▸ Direction
Transcribe the whole listing below without changing a word, but leave out every image.

▸ Supplied material
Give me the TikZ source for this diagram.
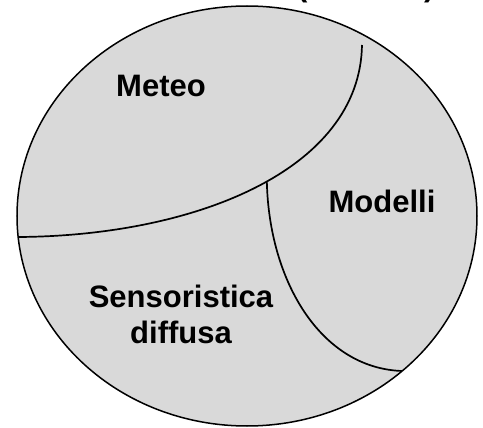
\documentclass[tikz,border=0pt]{standalone}
\usepackage{fontspec}
\setmainfont{Liberation Sans}
\begin{document}
\begin{tikzpicture}[x=1pt,y=-1pt,
  region/.style={draw=black,line width=1.5pt,fill=black!15},
  border/.style={draw=black,line width=1.7pt},
  label/.style={font=\fontsize{31}{36}\selectfont\bfseries,align=center,inner sep=0pt},
  paren/.style={font=\fontsize{31}{36}\selectfont\bfseries,inner sep=0pt,anchor=base west}]
  \useasboundingbox (0,0) rectangle (483,428);
  \clip (0,0) rectangle (483,428);

  % heading above the picture, only the lower ends of its brackets fall inside
  \node[paren] (lp) at (297,-3) {(};
  \node[paren] (rp) at (424,-3) {)};

  % the whole domain
  \path[region] (247,216) ellipse [x radius=230, y radius=210];

  % end points of the dividing lines
  \coordinate (mL) at (18,237);
  \coordinate (mE) at (362,45);
  \coordinate (mB) at (402,371);

  % boundary between Meteo and the rest
  \draw[border] (mL) .. controls (195,236) and (360,170) .. (mE)
    coordinate[pos=0.53] (j);
  % boundary between Sensoristica diffusa and Modelli
  \draw[border] (j) .. controls (269,280) and (320,368) .. (mB);

  \node[label,anchor=base] (meteo) at (161,97) {Meteo};
  \node[label,anchor=base] (modelli) at (382,213) {Modelli};
  \node[label,anchor=base] (sens) at (181,343) {Sensoristica\\diffusa};
\end{tikzpicture}
\end{document}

▸ Exercise answer
Give me the TikZ source for this diagram.
\documentclass[tikz,border=0pt]{standalone}
\usepackage{fontspec}
\setmainfont{Liberation Sans}
\begin{document}
\begin{tikzpicture}[x=1pt,y=-1pt,
  region/.style={draw=black,line width=1.5pt,fill=black!15},
  border/.style={draw=black,line width=1.7pt},
  label/.style={font=\fontsize{31}{36}\selectfont\bfseries,align=center,inner sep=0pt},
  paren/.style={font=\fontsize{31}{36}\selectfont\bfseries,inner sep=0pt,anchor=base west}]
  \useasboundingbox (0,0) rectangle (483,428);
  \clip (0,0) rectangle (483,428);

  % heading above the picture, only the lower ends of its brackets fall inside
  \node[paren] (lp) at (297,-3) {(};
  \node[paren] (rp) at (424,-3) {)};

  % the whole domain
  \path[region] (247,216) ellipse [x radius=230, y radius=210];

  % end points of the dividing lines
  \coordinate (mL) at (18,237);
  \coordinate (mE) at (362,45);
  \coordinate (mB) at (402,371);

  % boundary between Meteo and the rest
  \draw[border] (mL) .. controls (195,236) and (360,170) .. (mE)
    coordinate[pos=0.53] (j);
  % boundary between Sensoristica diffusa and Modelli
  \draw[border] (j) .. controls (269,280) and (320,368) .. (mB);

  \node[label,anchor=base] (meteo) at (161,97) {Meteo};
  \node[label,anchor=base] (modelli) at (382,213) {Modelli};
  \node[label,anchor=base] (sens) at (181,343) {Sensoristica\\diffusa};
\end{tikzpicture}
\end{document}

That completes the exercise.